A number of readers have inquired how to Find/Replace mathematical expressions in Word 2007. This post shows how it could be done nicely, although unfortunately this functionality didn’t make it into Word 2007. A previous post shows how to find simple variables in a math zone. The basic idea of finding more complex expressions is to use a rich-text search.

A rich-text search matches one or more rich-text properties in addition to matching the associated plain text according to various options. The basic algorithm for a rich-text search is to loop on a plain-text search followed by tests for the desired rich text properties. If a plain-text hit also satisfies the rich-text property tests, then a desired rich-text search hit is found.

To illustrate this approach, consider searching for a mathematical expression. This functionality ships in Office 2007’s RichEdit control, although it’s not used by any applications to date and it’s only partially described in a Microsoft Confidential document. In math built-up format, as distinguished from math linear format, mathematical objects like fraction and subscript are represented by a start delimiter, the first argument, an argument separator if the object has more than one argument, the second argument, etc., with the final argument terminated by an end delimiter. For example, the fraction a over b is represented in built-up format by {frac a|b} where {frac is the start delimiter, | is the argument separator, and } is the end delimiter. Similarly the subscript object ab is represented by {sub a|b }. Here the start delimiter is the same character for all math objects and is the Unicode character U+FDD0 in RichEdit (Word uses a different character). The kind of the object is specified by a rich-text object-name property associated with the start delimiter. So in plain text, the built-up forms of the fraction and subscript are identical if the fraction arguments are the same as their subscript counterparts. In the example here, a plain-text search for {frac a|b} matches {sub a|b } as well {frac a|b}.
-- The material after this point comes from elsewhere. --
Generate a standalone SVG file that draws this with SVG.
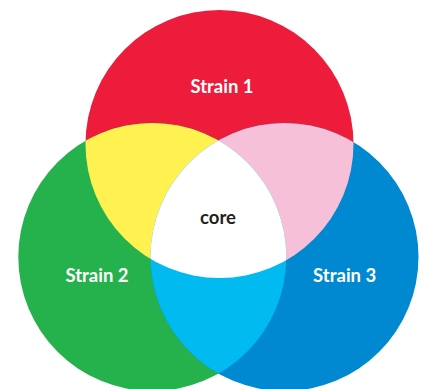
<svg xmlns="http://www.w3.org/2000/svg" width="424" height="389" viewBox="0 0 424 389">
  <style>
    .lbl { font-family: Lato, "Open Sans", "Liberation Sans", sans-serif; font-weight: 700; font-size: 18.5px; text-anchor: middle; fill: #ffffff; }
    .core { fill: #231f20; }
  </style>
  <defs>
    <clipPath id="cRed"><circle cx="219.5" cy="144" r="134"/></clipPath>
    <clipPath id="cGreen"><circle cx="152.3" cy="257" r="134"/></clipPath>
    <clipPath id="cBlue"><circle cx="284.5" cy="257" r="134"/></clipPath>
  </defs>
  <rect width="424" height="389" fill="#ffffff"/>
  <g id="strain1">
    <circle cx="219.5" cy="144" r="134" fill="#ED1C3B"/>
  </g>
  <g id="strain2">
    <circle cx="152.3" cy="257" r="134" fill="#25B24C"/>
  </g>
  <g id="strain3">
    <circle cx="284.5" cy="257" r="134" fill="#0089D0"/>
  </g>
  <g id="overlaps">
    <g clip-path="url(#cRed)"><circle cx="152.3" cy="257" r="134" fill="#FFF150"/></g>
    <g clip-path="url(#cRed)"><circle cx="284.5" cy="257" r="134" fill="#F6C1D8"/></g>
    <g clip-path="url(#cGreen)"><circle cx="284.5" cy="257" r="134" fill="#00BAF0"/></g>
  </g>
  <g id="core">
    <g clip-path="url(#cRed)"><g clip-path="url(#cGreen)"><circle cx="284.5" cy="257" r="134" fill="#ffffff"/></g></g>
  </g>
  <g id="labels">
    <text class="lbl" x="222" y="92.7">Strain 1</text>
    <text class="lbl" x="97" y="281.7">Strain 2</text>
    <text class="lbl" x="344.7" y="281.7">Strain 3</text>
    <text class="lbl core" x="218" y="224">core</text>
  </g>
</svg>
Searches generally deal with plain text only, so a search for a fraction would match any object with two arguments if the arguments are the same as those of the fraction. A rich-text search is able to match only fractions when searching for fractions and only subscripts when searching for subscripts. In general, only one kind of built-up object is matched.

This is accomplished by executing an iterative loop with a plain-text search followed by a check on the object-name property for each math object in the search text. So long as the checks for object names fail and there's more text to search in the target text, the loop iterates. If there’s no more text to search, the search fails. If a plain-text match occurs and each math object has the same name in the search text as its counterpart in the target text, then the loop is exited with a successful search. Else iteration continues.

This kind of search is a special case of fuzzy rich-text searches in which a single rich-text property has to match for certain text runs as well as having a plain-text match for the whole search string. Other kinds of rich text searches require more or all rich-text properties in the search and target texts to match. For years Microsoft Word has offered one such kind of rich-text search: it requires the uniform character formatting of the whole source string to match that of a target hit as well as having a plain-text match. The math search discussed here differs in that only the math-object start-delimiter name property of each object needs to match.

Find/Replace combines this Find process with the option to replace the found expression with the mathematical expression entered into Replace text control. A cool way to enter the desired Find and Replace strings in the Find/Replace dialog text fields is to type Alt+= to turn on the math zone in these fields and then type the desired math expressions using the linear format as in Word 2007. The text controls need to be RichEdit rich-text controls to do this. Or you can paste the desired math expressions into the Find and Replace text fields. I'll give a more complete specification for how this is done in RichEdit in a later post.